Can you add some explanation on why you need to do that?

ergawy · 2024-10-16T03:33:24Z

Can you add some explanation of why you need to do that?

If you have the following multi-range do concurrent loop:

  do concurrent(i=1:n, j=1:bar(n*m, n/m))
    a(i) = n
  end do

Currently, flang generates the following IR:

    fir.do_loop %arg1 = %42 to %44 step %c1 unordered {
      ...
      %53:3 = hlfir.associate %49 {adapt.valuebyref} : (i32) -> (!fir.ref<i32>, !fir.ref<i32>, i1)
      %54:3 = hlfir.associate %52 {adapt.valuebyref} : (i32) -> (!fir.ref<i32>, !fir.ref<i32>, i1)
      %55 = fir.call @_QFPbar(%53#1, %54#1) fastmath<contract> : (!fir.ref<i32>, !fir.ref<i32>) -> i32
      hlfir.end_associate %53#1, %53#2 : !fir.ref<i32>, i1
      hlfir.end_associate %54#1, %54#2 : !fir.ref<i32>, i1
      %56 = fir.convert %55 : (i32) -> index
      ...
      fir.do_loop %arg2 = %46 to %56 step %c1_4 unordered {
        ...
      }
    }

However, if bar is impure, then we have a direct violation of the standard:

C1143 A reference to an impure procedure shall not appear within a DO CONCURRENT construct.

Moreover, the standard describes the execution of do concurrent construct in multiple stages:

11.1.7.4 Execution of a DO construct
...
11.1.7.4.2 DO CONCURRENT loop control
The concurrent-limit and concurrent-step expressions in the concurrent-control-list are evaluated. ...

11.1.7.4.3 The execution cycle
...
The block of a DO CONCURRENT construct is executed for every active combination of the index-name values.
Each execution of the block is an iteration. The executions may occur in any order.

From the above 2 points, it seems to me that execution is divided in multiple consecutive stages: 11.1.7.4.2 is the stage where we evaluate all control expressions including the step and then 11.1.7.4.3 is the stage to execute the block of the concurrent loop itself using the combination of possible iteration values.

@clementval let me know if this makes sense to you as well. @harishch4 can you please add the above to the description of the PR?

vdonaldson · 2024-10-16T21:51:28Z

flang/include/flang/Lower/PFTBuilder.h

  bool activeConstruct{false}; // temporarily set for some constructs
  mlir::Block *block{nullptr}; // isNewBlock block (ActionStmt, ConstructStmt)
  int printIndex{0}; // (ActionStmt, ConstructStmt) evaluation index for dumps
+  mlir::Operation *op{nullptr}; // associated mlir operation


If something like this is needed, it probably belongs in struct IncrementLoopInfo near the top of Bridge.cpp. But it probably isn't needed - see other comments.

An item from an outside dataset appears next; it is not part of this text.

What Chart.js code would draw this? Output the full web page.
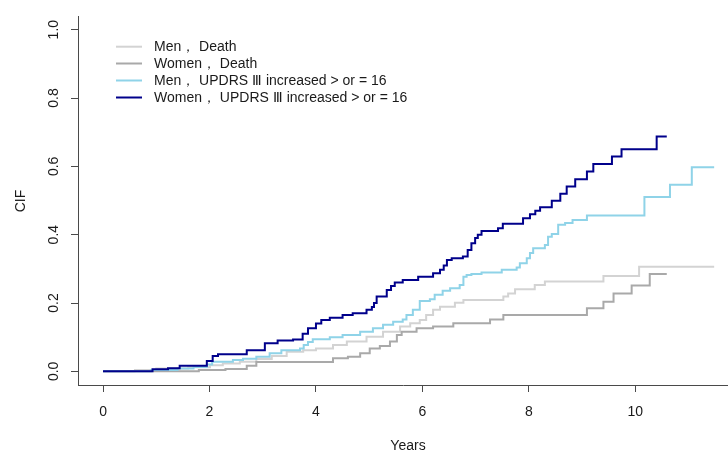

+1, there is no one-to-one mapping between a pft::Evaluation and an operation, so it looks weird to me to set this field here in a very generic data structure for a limited use case.

vdonaldson · 2024-10-16T21:55:00Z

flang/lib/Lower/Bridge.cpp

    IncrementLoopNestInfo incrementLoopNestInfo;
    const Fortran::parser::ScalarLogicalExpr *whileCondition = nullptr;
    bool infiniteLoop = !loopControl.has_value();
+    bool isConcurrent = false;


This looks like the existing IncrementLoopInfo flag isUnordered. That name is the fir terminology. It was originally set up to also be used for the forall case, but now I believe there is a 1-1 correspondence. (If this is needed.)

vdonaldson · 2024-10-16T22:35:28Z

f23 Constraint C1125 A concurrent-limit or concurrent-step in a concurrent-control shall not contain a reference to any index-name in the concurrent-control-list in which it appears.

This constraint should allow moving all loop control expressions out of a multi-dimension loop body. But it doesn't in general allow those to be moved even higher, such as above the distinct outer loop in test function sub2. Doing that would require additional analysis.

Since this is a specific instance of loop invariant code motion, it is likely best to leave this to an optimization pass that does the analysis to not only address this case, but also other cases. Another example is calling a pure function in the control code of a non-doconcurrent loop nested inside an enclosing loop.

If there really is a good reason to do this early, the information needed to hoist control code to at most the top of a multiple-dimension loop is local to genFIRIncrementLoopBegin. The code should probably be local there.

jeanPerier

I agree with @vdonaldson comments. The patch is trying to solve two different problems at once.
The first one, evaluating all the concurrent limit and steps of a single do concurrent constructs before the related fir.do_loop, I agree makes sense to do in lowering because that is what the language requires. Thanks for working on that.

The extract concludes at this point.